Todo este planteamiento desmedidamente solidario nace de una perspectiva psicológica errónea que consiste en presumir que todos somos iguales, por lo que nuestras circunstancias no debieran ser diferentes, ni lo que recibimos. Un niño que piensa en otro niño, que es lejano, lo hace en realidad pensando en si mismo, o todo lo más en otro que conoce y que pertenece a su “círculo social”, muy cercano. Por otro lado es quizá la niñez la época en la que más iguales somos todos, pese a serlo incluso entonces bastante poco. Y es la época en que los mitos parecen más reales, entre ellos el de la igualdad, que además se observa y vive en la escuela a través de la uniformidad del aprendizaje o en la casa paterna a través de la uniformidad en la sumisión a un poder superior. Nada iguala más que la servidumbre. Y no hay mayor servidumbre que la casi total dependencia para todas las cosas de un poder superior, sea este un padre o una institución paternalista.
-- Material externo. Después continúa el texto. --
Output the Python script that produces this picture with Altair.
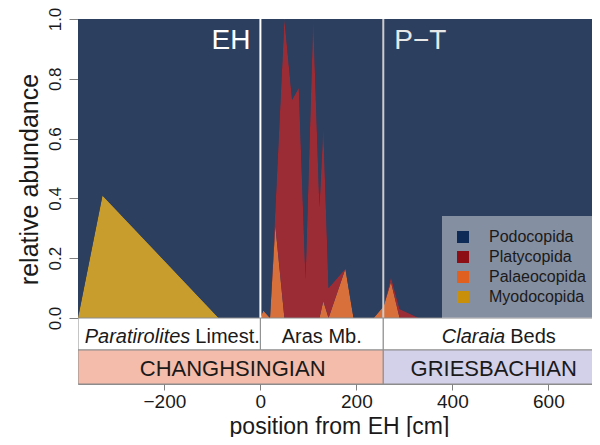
import altair as alt
import pandas as pd

# ---- data ----
POS = [-380, -329, -87, 0, 6, 20, 31, 50, 66, 80, 94, 110, 123, 131, 142, 177, 194, 236, 257, 272, 290, 330, 740]
MYODOCOPIDA = [0, 0.41, 0, 0, 0, 0, 0, 0, 0, 0, 0, 0, 0, 0, 0, 0, 0, 0, 0, 0, 0, 0, 0]
PALAEOCOPIDA = [0, 0, 0, 0, 0.025, 0, 0.31, 0, 0, 0, 0, 0, 0, 0.057, 0, 0.165, 0, 0, 0.04, 0.12, 0, 0, 0]
PLATYCOPIDA = [0, 0, 0, 0, 0, 0, 0.05, 1.0, 0.73, 0.77, 0.13, 1.0, 0.37, 0.58, 0.10, 0, 0, 0, 0, 0.016, 0.03, 0, 0]

GROUPS = ["Podocopida", "Platycopida", "Palaeocopida", "Myodocopida"]
GROUP_COLORS = ["#2d3f5f", "#9b2c35", "#d8703b", "#c99d2d"]
SYMBOL_COLORS = ["#0e2a56", "#8e0e16", "#e06020", "#c8900a"]

EVENTS = ["EH", "P\u2212T"]
EVENT_POS = [0, 256]
EVENT_LINE_COLORS = ["#ffffff", "#cccccc"]

FORM_START = [-380, 0, 256]
FORM_END = [0, 256, 740]
FORM_ITALIC = ["Paratirolites", "", "Claraia"]
FORM_ROMAN = ["Limest.", "Aras Mb.", "Beds"]
FORM_SPLIT = [-146, 34, 510]

STAGE_START = [-380, 256]
STAGE_END = [256, 740]
STAGE_NAMES = ["CHANGHSINGIAN", "GRIESBACHIAN"]
STAGE_FILLS = ["#f4bcaa", "#d3d0e9"]

X_TICKS = [-200, 0, 200, 400, 600]
Y_TICKS = [0, 0.2, 0.4, 0.6, 0.8, 1.0]

PLOT_W = 514
PX_PER_CM = 0.48
PLOT_H = 299            # pixels for 0..1
FORM_H = 32
STAGE_H = 34
X_DOMAIN = [-380, -380 + PLOT_W / PX_PER_CM]
Y_MIN = -(FORM_H + STAGE_H) / PLOT_H
Y_DOMAIN = [Y_MIN, 1.0]
FORM_BAND = [-FORM_H / PLOT_H, 0.0]
STAGE_BAND = [Y_MIN, -FORM_H / PLOT_H]

FONT = "Liberation Sans"
TXT = "#1a1a1a"

# ---- stacked table ----
rows = []
for i, p in enumerate(POS):
    lo = 0.0
    for g, vals in [("Myodocopida", MYODOCOPIDA), ("Palaeocopida", PALAEOCOPIDA), ("Platycopida", PLATYCOPIDA)]:
        rows.append({"pos": p, "group": g, "lo": lo, "hi": lo + vals[i]})
        lo += vals[i]
    rows.append({"pos": p, "group": "Podocopida", "lo": lo, "hi": 1.0})
df = pd.DataFrame(rows)

xscale = alt.Scale(domain=X_DOMAIN, nice=False, zero=False)
yscale = alt.Scale(domain=Y_DOMAIN, nice=False, zero=False)

area = alt.Chart(df).mark_area(clip=True, interpolate="linear").encode(
    x=alt.X("pos:Q", scale=xscale,
            axis=alt.Axis(values=X_TICKS, tickSize=6, tickColor="#808080", domain=False, grid=False,
                          labelFontSize=19, labelBaseline="alphabetic", labelPadding=17,
                          labelColor=TXT, labelFlush=False, labelOverlap=False,
                          title="position from EH [cm]", titleFontSize=23, titleBaseline="alphabetic",
                          titleY=49, titleX=261, titleColor=TXT, titleFontWeight="normal")),
    y=alt.Y("lo:Q", scale=yscale,
            axis=alt.Axis(values=Y_TICKS, format=".1f", labelAngle=270, labelAlign="center",
                          labelBaseline="alphabetic", labelPadding=9, tickSize=9, tickColor="#808080",
                          domain=False, grid=False, labelFontSize=17, labelColor=TXT,
                          title="relative abundance", titleFontSize=25, titleAngle=270,
                          titleAlign="center", titleBaseline="alphabetic", titleX=-41, titleY=160,
                          titleColor=TXT, titleFontWeight="normal")),
    y2="hi:Q",
    color=alt.Color("group:N", scale=alt.Scale(domain=GROUPS, range=GROUP_COLORS), legend=None),
)

legend_layer = alt.Chart(df).mark_square(opacity=0).encode(
    x=alt.X("pos:Q", scale=xscale),
    y=alt.Y("hi:Q", scale=yscale),
    fill=alt.Fill("group:N", scale=alt.Scale(domain=GROUPS, range=SYMBOL_COLORS),
                  legend=alt.Legend(title=None, orient="none", legendX=364, legendY=197,
                                    fillColor="rgba(255,255,255,0.42)", padding=13,
                                    symbolType="square", symbolSize=144, symbolStrokeWidth=0,
                                    symbolOpacity=1, labelFontSize=16, labelFont=FONT,
                                    labelColor=TXT, rowPadding=4, labelOffset=18)),
)

ev = pd.DataFrame({"name": EVENTS, "pos": EVENT_POS, "col": EVENT_LINE_COLORS})
lines = alt.Chart(ev).mark_rule(strokeWidth=2).encode(
    x=alt.X("pos:Q", scale=xscale),
    y=alt.datum(0), y2=alt.datum(1),
    stroke=alt.Stroke("col:N", scale=None),
)
eh_text = alt.Chart(ev.iloc[[0]]).mark_text(align="right", baseline="alphabetic", dx=-10,
                                             fontSize=28, font=FONT, color="#ffffff").encode(
    x=alt.X("pos:Q", scale=xscale), y=alt.datum(0.9), text="name:N")
pt_text = alt.Chart(ev.iloc[[1]]).mark_text(align="left", baseline="alphabetic", dx=11,
                                             fontSize=28, font=FONT, color="#e8e8e8").encode(
    x=alt.X("pos:Q", scale=xscale), y=alt.datum(0.9), text="name:N")

form = pd.DataFrame({"start": FORM_START, "end": FORM_END, "it": FORM_ITALIC,
                     "rm": FORM_ROMAN, "split": FORM_SPLIT})
form_rect = alt.Chart(form).mark_rect(clip=True, fill="#ffffff", stroke="#8c8c8c", strokeWidth=1).encode(
    x=alt.X("start:Q", scale=xscale), x2="end:Q",
    y=alt.datum(FORM_BAND[0]), y2=alt.datum(FORM_BAND[1]))
mid_form = (FORM_BAND[0] + FORM_BAND[1]) / 2
form_it = alt.Chart(form).mark_text(align="right", baseline="middle", dy=3, fontSize=20,
                                    font=FONT, fontStyle="italic", color=TXT).encode(
    x=alt.X("split:Q", scale=xscale), y=alt.datum(mid_form), text="it:N")
form_rm = alt.Chart(form).mark_text(align="left", baseline="middle", dy=3, dx=5, fontSize=20,
                                    font=FONT, color=TXT).encode(
    x=alt.X("split:Q", scale=xscale), y=alt.datum(mid_form), text="rm:N")

stage = pd.DataFrame({"start": STAGE_START, "end": STAGE_END, "name": STAGE_NAMES, "col": STAGE_FILLS})
stage["mid"] = (stage["start"] + stage["end"].clip(upper=707.5)) / 2
stage_rect = alt.Chart(stage).mark_rect(clip=True, stroke="#8c8c8c", strokeWidth=1).encode(
    x=alt.X("start:Q", scale=xscale), x2="end:Q",
    y=alt.datum(STAGE_BAND[0]), y2=alt.datum(STAGE_BAND[1]),
    color=alt.Color("col:N", scale=None, legend=None))
mid_stage = (STAGE_BAND[0] + STAGE_BAND[1]) / 2
stage_text = alt.Chart(stage).mark_text(align="center", baseline="middle", dy=2, dx=2, fontSize=22,
                                        font=FONT, color=TXT).encode(
    x=alt.X("mid:Q", scale=xscale), y=alt.datum(mid_stage), text="name:N")

chart = alt.layer(area, lines, eh_text, pt_text, form_rect, form_it, form_rm,
                  stage_rect, stage_text, legend_layer).resolve_scale(
    color="independent", fill="independent"
).properties(
    width=PLOT_W, height=PLOT_H + FORM_H + STAGE_H,
    autosize=alt.AutoSizeParams(type="none"),
    padding={"left": 70, "top": 11, "right": 0, "bottom": 53},
).configure_view(stroke="#8c8c8c", strokeWidth=1, fill="#2d3f5f").configure_axis(
    labelFont=FONT, titleFont=FONT)

chart.save("out.html", embed_options={"renderer": "svg", "actions": False})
Consumado pues el cambio de ilusión, nuestro niño cree haber encontrado la verdadera madurez. Y hay algo en su crítica a las ideas endebles ya superadas que le convierte en algo más maduro. Empero, no se percata de que su maduración no se ha completado, y se afirma en su crítica creyendo con ello profundizar su crecimiento intelectual y moral. Tras la superación de la crisis que supuso descubrir que estaba equivocado, tuvo ante sí dos caminos, el de ahondar en la crítica de su antiguo error, incurriendo quizá con ello en errores de nuevo cuño, y el de profundizar la crítica como ejercicio intelectual y moral, empezando su crítica por la propia crítica. Tomado el primer camino, difícil es ya ir por el segundo, pues se bifurcan a partir de la encrucijada para no juntarse ya más. Para que el que opte por el camino crítico acrítico, de manifiesta parcialidad, llegar al otro sendero supone retractarse de todo lo pensado, dar marcha atrás, asumir que ha estado errando según iba caminando, que cada paso dado era un paso mal dado.
Pero es del todo evidente, al menos para el que tomó el segundo camino, de múltiples y fructíferas ramificaciones, que el primer camino solo conduce al sectarismo y a una percepción acrítica de nuevos autoengaños inducidos.
¿Será posible que después de superar la fe en un absurdo, caiga uno en la fe en otro, siendo este último de dimensiones (y repercusiones por tanto) mucho mayores?....
¿Es posible una sustitución más burda, una impostura más flagrante, una necedad más absoluta, que la de convertir a Papá Noel, por grotesca transfiguración, por metamorfosis kafkiana, en el Estado benefactor?...
Desde luego a quien se le pregunte por la fe en Papá Noel le parecerá razonable y legítimo responder, despectivamente: “Eso son cosas de niños”.
Sorprende ver que no se da la misma respuesta, ni del mismo modo, en numerosísimos casos, ante la misma pregunta formulada con un nuevo sujeto....¿cómo anda vuestra fe en el Estado benefactor?....
Muchos desearían que no hubiera un tránsito de la niñez a la madurez más allá de lo puramente biológico, que se pasara de una dependencia de los padres a otra de alguna otra figura paterna, igualmente protectora. Dicho deseo es comprensible, pues pasar de una niñez opulenta a una edad adulta donde uno debe obtener el pan con el sudor de la frente le crea complejo de Peter Pan a cualquiera. Sin embargo se jactan de haber alcanzado la madurez, de ser adultos, incapaces como son de asumir sus propias responsabilidades. Temen, como el niño en un cuarto oscuro, a mil fantasmas cuya única realidad está en su imaginación, solo que en lugar de pensar en muertos venidos del más allá lo hacen en “capitalistas salvajes”, “reaccionarios moralistas”, “derechistas prepotentes” y demás caricaturas grotescas.
Y prolongan su error infantil respecto a Papá Noel, al creer ciegamente en el Estado.